Exercise instructions: Can you transcribe the data exactly? Leave the pictures out.

Data entries:
┄┄┄┄┄┄

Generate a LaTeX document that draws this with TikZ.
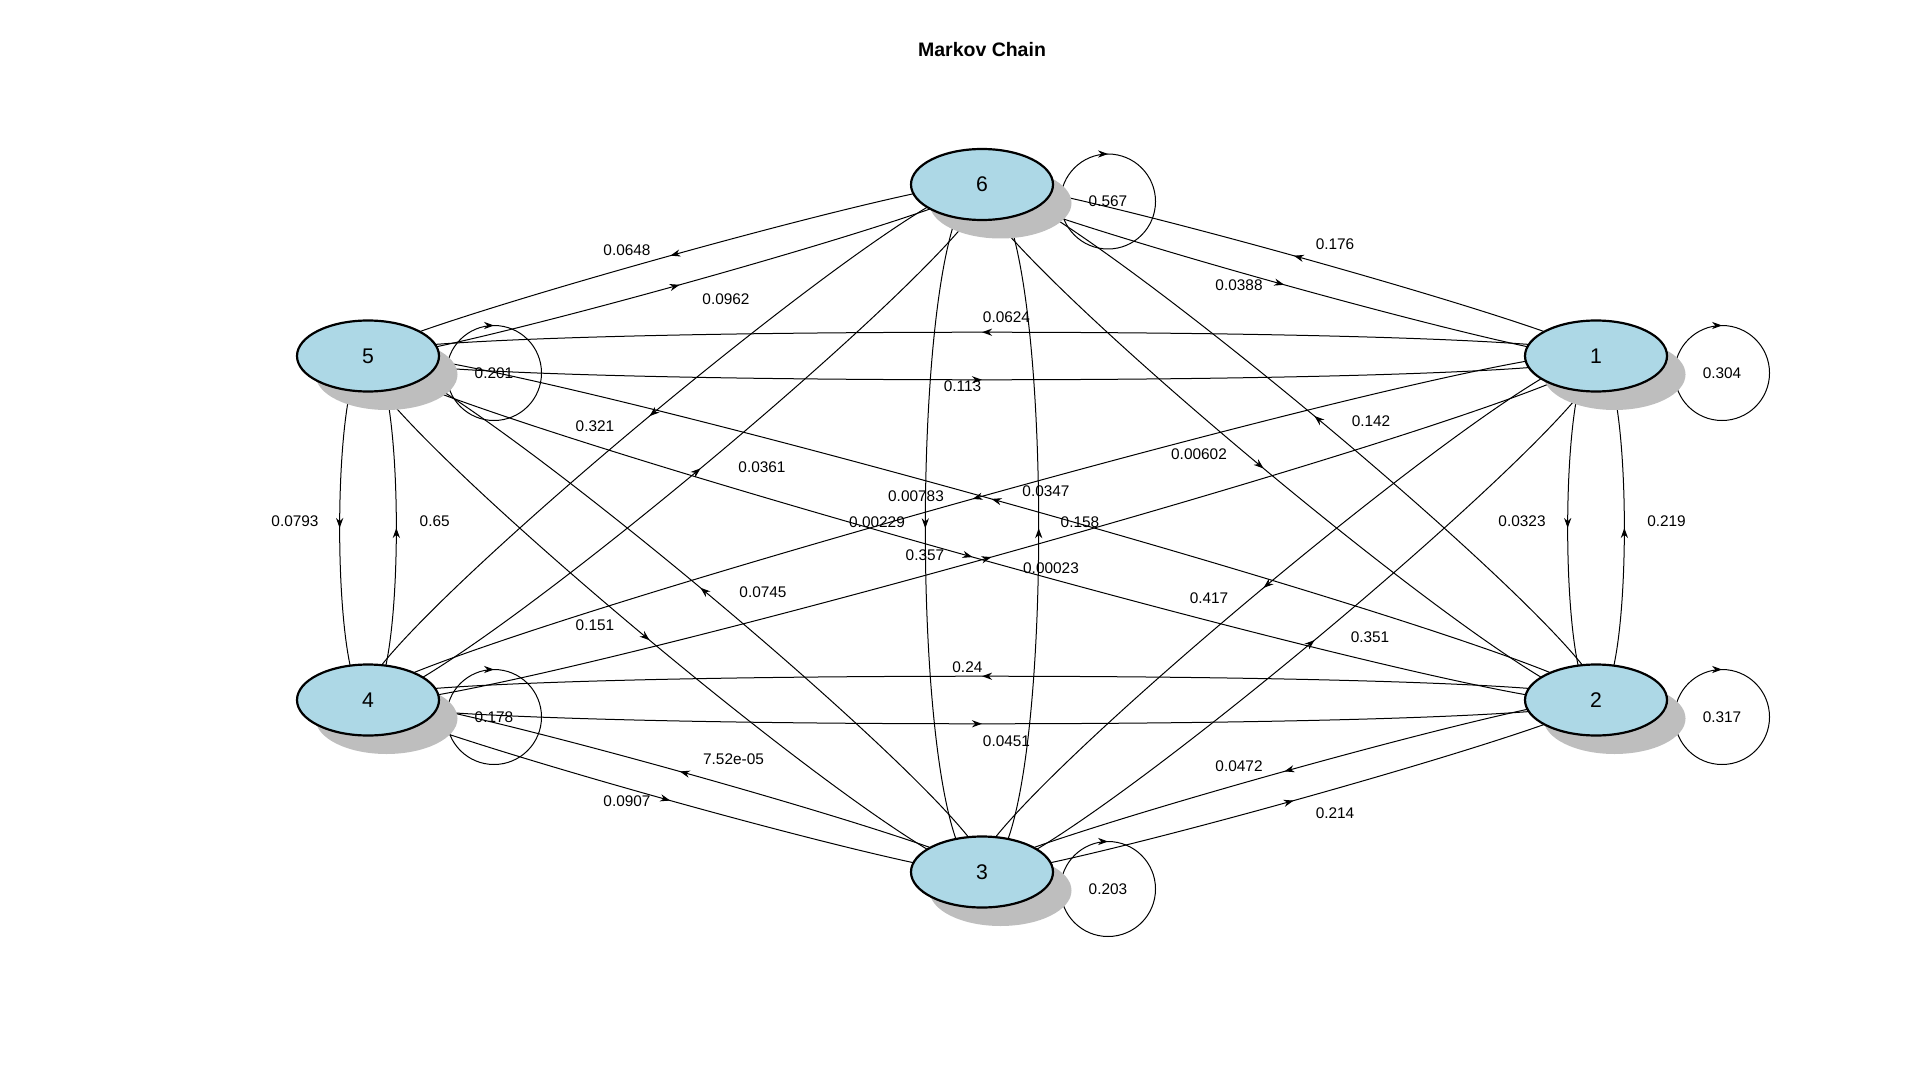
\documentclass[tikz,border=0pt]{standalone}
\usepackage{fontspec}
\setmainfont{Liberation Sans}
\usetikzlibrary{arrows.meta,decorations.markings,shadows,backgrounds,shapes.geometric}
\definecolor{boxblue}{RGB}{173,216,230}
\definecolor{shadowgrey}{RGB}{190,190,190}
\tikzset{
  state/.style={ellipse,draw,line width=1.1pt,fill=boxblue,minimum width=71pt,minimum height=35.5pt,inner sep=0pt,
    font=\fontsize{10.6}{12}\selectfont,
    drop shadow={shadow xshift=9.25pt,shadow yshift=-9.25pt,fill=shadowgrey,opacity=1}},
  midarrow/.style={postaction={decorate,decoration={markings,
    mark=at position #1 with {\arrow{Stealth[length=5pt,width=3.6pt]}}}}},
  trans/.style={line width=0.5pt,midarrow=0.5},
  selfloop/.style={line width=0.5pt,midarrow=0.75},
  prob/.style={font=\fontsize{7.7}{9}\selectfont,inner sep=0pt}
}
\begin{document}
\begin{tikzpicture}[x=0.5pt,y=-0.5pt]
\useasboundingbox (0,0) rectangle (1920,1080);
\node[font=\bfseries\fontsize{9.75}{11}\selectfont] (title) at (982,50) {Markov Chain};
% states
\node[state] (s6) at (982,184.5) {6};
\node[state] (s1) at (1596,356) {1};
\node[state] (s2) at (1596,700) {2};
\node[state] (s3) at (982,872) {3};
\node[state] (s4) at (368,700) {4};
\node[state] (s5) at (368,356) {5};
\begin{pgfonlayer}{background}
% transitions
\draw[trans] (s6.center) .. controls +(-18.9,-15.9) and +(-18.9,-15.9) .. (s5.center);
\draw[trans] (s5.center) .. controls +(18.9,15.9) and +(18.9,15.9) .. (s6.center);
\draw[trans] (s6.center) .. controls +(-18.9,15.9) and +(-18.9,15.9) .. (s1.center);
\draw[trans] (s1.center) .. controls +(18.9,-15.9) and +(18.9,-15.9) .. (s6.center);
\draw[trans] (s6.center) .. controls +(-56.7,15.9) and +(-56.7,15.9) .. (s2.center);
\draw[trans] (s2.center) .. controls +(56.7,-15.9) and +(56.7,-15.9) .. (s6.center);
\draw[trans] (s6.center) .. controls +(-75.6,0) and +(-75.6,0) .. (s3.center);
\draw[trans] (s3.center) .. controls +(75.6,0) and +(75.6,0) .. (s6.center);
\draw[trans] (s6.center) .. controls +(-56.7,-15.9) and +(-56.7,-15.9) .. (s4.center);
\draw[trans] (s4.center) .. controls +(56.7,15.9) and +(56.7,15.9) .. (s6.center);
\draw[trans] (s5.center) .. controls +(0,31.7) and +(0,31.7) .. (s1.center);
\draw[trans] (s1.center) .. controls +(0,-31.7) and +(0,-31.7) .. (s5.center);
\draw[trans] (s5.center) .. controls +(-37.8,31.7) and +(-37.8,31.7) .. (s2.center);
\draw[trans] (s2.center) .. controls +(37.8,-31.7) and +(37.8,-31.7) .. (s5.center);
\draw[trans] (s5.center) .. controls +(-56.7,15.9) and +(-56.7,15.9) .. (s3.center);
\draw[trans] (s3.center) .. controls +(56.7,-15.9) and +(56.7,-15.9) .. (s5.center);
\draw[trans] (s5.center) .. controls +(-37.8,0) and +(-37.8,0) .. (s4.center);
\draw[trans] (s4.center) .. controls +(37.8,0) and +(37.8,0) .. (s5.center);
\draw[trans] (s1.center) .. controls +(-37.8,0) and +(-37.8,0) .. (s2.center);
\draw[trans] (s2.center) .. controls +(37.8,0) and +(37.8,0) .. (s1.center);
\draw[trans] (s1.center) .. controls +(-56.7,-15.9) and +(-56.7,-15.9) .. (s3.center);
\draw[trans] (s3.center) .. controls +(56.7,15.9) and +(56.7,15.9) .. (s1.center);
\draw[trans] (s1.center) .. controls +(-37.8,-31.7) and +(-37.8,-31.7) .. (s4.center);
\draw[trans] (s4.center) .. controls +(37.8,31.7) and +(37.8,31.7) .. (s1.center);
\draw[trans] (s2.center) .. controls +(-18.9,-15.9) and +(-18.9,-15.9) .. (s3.center);
\draw[trans] (s3.center) .. controls +(18.9,15.9) and +(18.9,15.9) .. (s2.center);
\draw[trans] (s2.center) .. controls +(0,-31.7) and +(0,-31.7) .. (s4.center);
\draw[trans] (s4.center) .. controls +(0,31.7) and +(0,31.7) .. (s2.center);
\draw[trans] (s3.center) .. controls +(18.9,-15.9) and +(18.9,-15.9) .. (s4.center);
\draw[trans] (s4.center) .. controls +(-18.9,15.9) and +(-18.9,15.9) .. (s3.center);
% probabilities
\node[prob] (p65) at (627,250) {0.0648};
\node[prob] (p56) at (726,299) {0.0962};
\node[prob] (p61) at (1239,285) {0.0388};
\node[prob] (p16) at (1335,244) {0.176};
\node[prob] (p62) at (1199,454) {0.00602};
\node[prob] (p26) at (1371,421) {0.142};
\node[prob] (p63) at (877,522) {0.00229};
\node[prob] (p36) at (1080,522) {0.158};
\node[prob] (p64) at (595,426) {0.321};
\node[prob] (p46) at (762,467) {0.0361};
\node[prob] (p51) at (962.5,385.7) {0.113};
\node[prob] (p15) at (1006.5,317) {0.0624};
\node[prob] (p52) at (925,555) {0.357};
\node[prob] (p25) at (1046,491) {0.0347};
\node[prob] (p53) at (595,625) {0.151};
\node[prob] (p35) at (763,592) {0.0745};
\node[prob] (p54) at (295,521.6) {0.0793};
\node[prob] (p45) at (434.7,521.6) {0.65};
\node[prob] (p12) at (1522,521.6) {0.0323};
\node[prob] (p21) at (1666.5,521.6) {0.219};
\node[prob] (p13) at (1209,598) {0.417};
\node[prob] (p31) at (1370,637.5) {0.351};
\node[prob] (p14) at (916,496) {0.00783};
\node[prob] (p41) at (1051,568) {0.00023};
\node[prob] (p23) at (1239,766.5) {0.0472};
\node[prob] (p32) at (1335,813) {0.214};
\node[prob] (p24) at (967.4,667.4) {0.24};
\node[prob] (p42) at (1006.5,740.8) {0.0451};
\node[prob] (p34) at (733.5,759.2) {7.52e-05};
\node[prob] (p43) at (627,800.8) {0.0907};
% self loops
\foreach \s/\v in {6/0.567,1/0.304,2/0.317,3/0.203,4/0.178,5/0.201}{
  \path (s\s.center) ++(126,17) coordinate (l\s);
  \draw[selfloop] (l\s) circle (47.5);
  \node[prob] (p\s\s) at (l\s) {\v};
}
\end{pgfonlayer}
\end{tikzpicture}
\end{document}
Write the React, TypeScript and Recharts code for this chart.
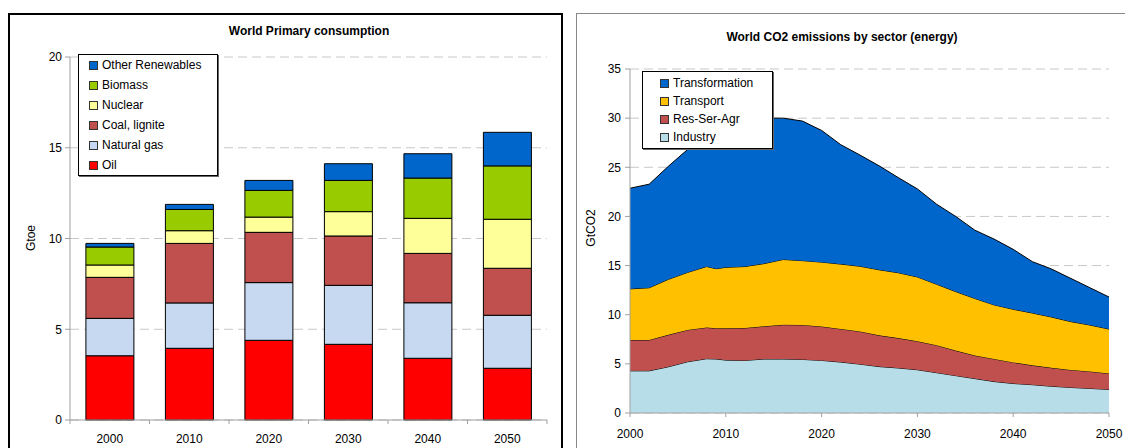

┄┄┄┄┄┄

Worked answer:
Generate a LaTeX document that draws this with TikZ.
\documentclass[tikz,border=0pt]{standalone}
\usepackage{fontspec}
\setmainfont{Liberation Sans}
\usetikzlibrary{arrows.meta,decorations.markings,shadows,backgrounds,shapes.geometric}
\definecolor{boxblue}{RGB}{173,216,230}
\definecolor{shadowgrey}{RGB}{190,190,190}
\tikzset{
  state/.style={ellipse,draw,line width=1.1pt,fill=boxblue,minimum width=71pt,minimum height=35.5pt,inner sep=0pt,
    font=\fontsize{10.6}{12}\selectfont,
    drop shadow={shadow xshift=9.25pt,shadow yshift=-9.25pt,fill=shadowgrey,opacity=1}},
  midarrow/.style={postaction={decorate,decoration={markings,
    mark=at position #1 with {\arrow{Stealth[length=5pt,width=3.6pt]}}}}},
  trans/.style={line width=0.5pt,midarrow=0.5},
  selfloop/.style={line width=0.5pt,midarrow=0.75},
  prob/.style={font=\fontsize{7.7}{9}\selectfont,inner sep=0pt}
}
\begin{document}
\begin{tikzpicture}[x=0.5pt,y=-0.5pt]
\useasboundingbox (0,0) rectangle (1920,1080);
\node[font=\bfseries\fontsize{9.75}{11}\selectfont] (title) at (982,50) {Markov Chain};
% states
\node[state] (s6) at (982,184.5) {6};
\node[state] (s1) at (1596,356) {1};
\node[state] (s2) at (1596,700) {2};
\node[state] (s3) at (982,872) {3};
\node[state] (s4) at (368,700) {4};
\node[state] (s5) at (368,356) {5};
\begin{pgfonlayer}{background}
% transitions
\draw[trans] (s6.center) .. controls +(-18.9,-15.9) and +(-18.9,-15.9) .. (s5.center);
\draw[trans] (s5.center) .. controls +(18.9,15.9) and +(18.9,15.9) .. (s6.center);
\draw[trans] (s6.center) .. controls +(-18.9,15.9) and +(-18.9,15.9) .. (s1.center);
\draw[trans] (s1.center) .. controls +(18.9,-15.9) and +(18.9,-15.9) .. (s6.center);
\draw[trans] (s6.center) .. controls +(-56.7,15.9) and +(-56.7,15.9) .. (s2.center);
\draw[trans] (s2.center) .. controls +(56.7,-15.9) and +(56.7,-15.9) .. (s6.center);
\draw[trans] (s6.center) .. controls +(-75.6,0) and +(-75.6,0) .. (s3.center);
\draw[trans] (s3.center) .. controls +(75.6,0) and +(75.6,0) .. (s6.center);
\draw[trans] (s6.center) .. controls +(-56.7,-15.9) and +(-56.7,-15.9) .. (s4.center);
\draw[trans] (s4.center) .. controls +(56.7,15.9) and +(56.7,15.9) .. (s6.center);
\draw[trans] (s5.center) .. controls +(0,31.7) and +(0,31.7) .. (s1.center);
\draw[trans] (s1.center) .. controls +(0,-31.7) and +(0,-31.7) .. (s5.center);
\draw[trans] (s5.center) .. controls +(-37.8,31.7) and +(-37.8,31.7) .. (s2.center);
\draw[trans] (s2.center) .. controls +(37.8,-31.7) and +(37.8,-31.7) .. (s5.center);
\draw[trans] (s5.center) .. controls +(-56.7,15.9) and +(-56.7,15.9) .. (s3.center);
\draw[trans] (s3.center) .. controls +(56.7,-15.9) and +(56.7,-15.9) .. (s5.center);
\draw[trans] (s5.center) .. controls +(-37.8,0) and +(-37.8,0) .. (s4.center);
\draw[trans] (s4.center) .. controls +(37.8,0) and +(37.8,0) .. (s5.center);
\draw[trans] (s1.center) .. controls +(-37.8,0) and +(-37.8,0) .. (s2.center);
\draw[trans] (s2.center) .. controls +(37.8,0) and +(37.8,0) .. (s1.center);
\draw[trans] (s1.center) .. controls +(-56.7,-15.9) and +(-56.7,-15.9) .. (s3.center);
\draw[trans] (s3.center) .. controls +(56.7,15.9) and +(56.7,15.9) .. (s1.center);
\draw[trans] (s1.center) .. controls +(-37.8,-31.7) and +(-37.8,-31.7) .. (s4.center);
\draw[trans] (s4.center) .. controls +(37.8,31.7) and +(37.8,31.7) .. (s1.center);
\draw[trans] (s2.center) .. controls +(-18.9,-15.9) and +(-18.9,-15.9) .. (s3.center);
\draw[trans] (s3.center) .. controls +(18.9,15.9) and +(18.9,15.9) .. (s2.center);
\draw[trans] (s2.center) .. controls +(0,-31.7) and +(0,-31.7) .. (s4.center);
\draw[trans] (s4.center) .. controls +(0,31.7) and +(0,31.7) .. (s2.center);
\draw[trans] (s3.center) .. controls +(18.9,-15.9) and +(18.9,-15.9) .. (s4.center);
\draw[trans] (s4.center) .. controls +(-18.9,15.9) and +(-18.9,15.9) .. (s3.center);
% probabilities
\node[prob] (p65) at (627,250) {0.0648};
\node[prob] (p56) at (726,299) {0.0962};
\node[prob] (p61) at (1239,285) {0.0388};
\node[prob] (p16) at (1335,244) {0.176};
\node[prob] (p62) at (1199,454) {0.00602};
\node[prob] (p26) at (1371,421) {0.142};
\node[prob] (p63) at (877,522) {0.00229};
\node[prob] (p36) at (1080,522) {0.158};
\node[prob] (p64) at (595,426) {0.321};
\node[prob] (p46) at (762,467) {0.0361};
\node[prob] (p51) at (962.5,385.7) {0.113};
\node[prob] (p15) at (1006.5,317) {0.0624};
\node[prob] (p52) at (925,555) {0.357};
\node[prob] (p25) at (1046,491) {0.0347};
\node[prob] (p53) at (595,625) {0.151};
\node[prob] (p35) at (763,592) {0.0745};
\node[prob] (p54) at (295,521.6) {0.0793};
\node[prob] (p45) at (434.7,521.6) {0.65};
\node[prob] (p12) at (1522,521.6) {0.0323};
\node[prob] (p21) at (1666.5,521.6) {0.219};
\node[prob] (p13) at (1209,598) {0.417};
\node[prob] (p31) at (1370,637.5) {0.351};
\node[prob] (p14) at (916,496) {0.00783};
\node[prob] (p41) at (1051,568) {0.00023};
\node[prob] (p23) at (1239,766.5) {0.0472};
\node[prob] (p32) at (1335,813) {0.214};
\node[prob] (p24) at (967.4,667.4) {0.24};
\node[prob] (p42) at (1006.5,740.8) {0.0451};
\node[prob] (p34) at (733.5,759.2) {7.52e-05};
\node[prob] (p43) at (627,800.8) {0.0907};
% self loops
\foreach \s/\v in {6/0.567,1/0.304,2/0.317,3/0.203,4/0.178,5/0.201}{
  \path (s\s.center) ++(126,17) coordinate (l\s);
  \draw[selfloop] (l\s) circle (47.5);
  \node[prob] (p\s\s) at (l\s) {\v};
}
\end{pgfonlayer}
\end{tikzpicture}
\end{document}
Write the React, TypeScript and Recharts code for this chart.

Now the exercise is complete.